Anfang März 2021 wurde für den Kunst-am-Bau-Wettbewerb um die Gebrüder-Ullrich-Realschule plus in Maikammer, Rheinland-Pfalz, ein Vorschlag für ein Kunstobjekt im Außenbereich vorgeschlagen. Unter dem Titel „Hommage an die Gebrüder Ullrich“ wurde die Erfindung des Federgelenks thematisiert.
Kunst am (Schul-)Bau wird für diejenigen gemacht, die die Schule besuchen: die Lehrenden und vor allem die Lernenden. Sie alle haben einen Anspruch darauf, dass die Kunst ihnen und ihrem Schulalltag einen Mehrwert gibt. Sie wollen und sie sollen stolz sein auf ihre Heimatgemeinde, auf ihre Schule und auf ihre Schulgemeinschaft. Stolz sein heißt vor allem, sich identifizieren – ein Wir-Gefühl entwickeln.
Die Gebrüder-Ullrich-Realschule plus trägt einen Namen, der nirgendwo auf der Welt die gleiche Berechtigung hat wie in Maikammer, und der wahrscheinlich auch nirgendwo auf der Welt vorkommt. Das heißt für die Menschen hier: Unsere Schule ist einmalig – Wir sind einmalig.
Der Stolz der Schülerinnen und Schüler ist begründet durch eine Erfindung. Diese Erfindung wird seit mehr als 100 Jahren weltweit angewandt und ist durch alle technologischen Fortschritte hindurch bis heute nicht überflüssig geworden. Die Erfindung ist zudem so einfach und so praktisch, dass die Lernenden sie leicht verstehen und zur handwerklich-technischen Ausrichtung ihrer Schule in Beziehung setzen. Kurz: Diese Erfindung passt zu dieser Schule. Genau hier ist der Ort, wo man auf die Erfindung des Drehgelenks bei Zollstöcken stolz sein darf. Stolz ist das eine. Ansporn ist das andere. Jugendliche brauchen Vorbilder.
In diesem Sinn setzt ein plastisches Objekt aus zwei Zollstöcken ein Zeichen. Wir-Gefühl, Identifikation, Stolz und das Streben nach Vorbildern sind zwar ohnehin vorhanden, aber sie bekommen eine Grundlage, einen „Anker“ in der Vorstellung und damit eine Verstärkung durch ein sichtbares Zeichen.

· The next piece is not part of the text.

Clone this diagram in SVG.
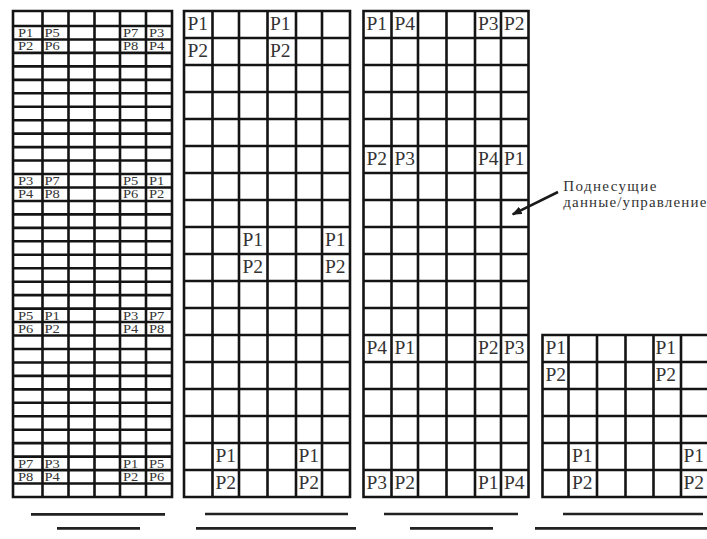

Das Zeichen wird von den Schülerinnen und Schülern in Besitz genommen. Es macht die Schule noch mehr zu IHRER Schule. Denn nur hier ist dieses Zeichen sinnvoll. Anderswo nicht. Man kann es ihnen nicht nehmen und an andere Orte übertragen. (Ein einmaliges Requisit für originelle Klassenfotos.)
Zur Zeichenfunktion kommt noch ein weiteres: Die Kunstvermittlung. Für die Lernenden an dieser Schule mit ihrem handwerklich-technischen Schwerpunkt bildet die Kunst ein Gegengewicht und dient der Horizonterweiterung. Die Jugendlichen erfahren durch das Kunstobjekt, dass man ihnen nicht nur die Abbildung eines vertrauten Gegenstandes bietet, sondern dass aus dieser Abbildung mehr entsteht: ein „Bild“. Sie lernen, dass die Form des bekannten Zollstocks eine ästhetische Dimension hat, und dass es sich lohnt, diese Form immer wieder neu zu betrachten. Aus jedem Blickwinkel erscheint sie anders und ist dadurch lebendig. Sie lernen schließlich, dass ein Alltagsgegenstand in seiner formalen Substanz auch schön sein und Freude machen kann.
Dafür wird das Kunstobjekt gemacht. Zwei überdimensionale Zollstöcke (10-fache Größe) verschränken sich so miteinander, dass das gestalterische Potential hinsichtlich Dynamik, Spannung und Konsistenz genutzt wird. Die klassische Zollstockfarbe Gelb wird in zwei unterschiedlichen Nuancen auf die beiden Zollstöcke aufgebracht.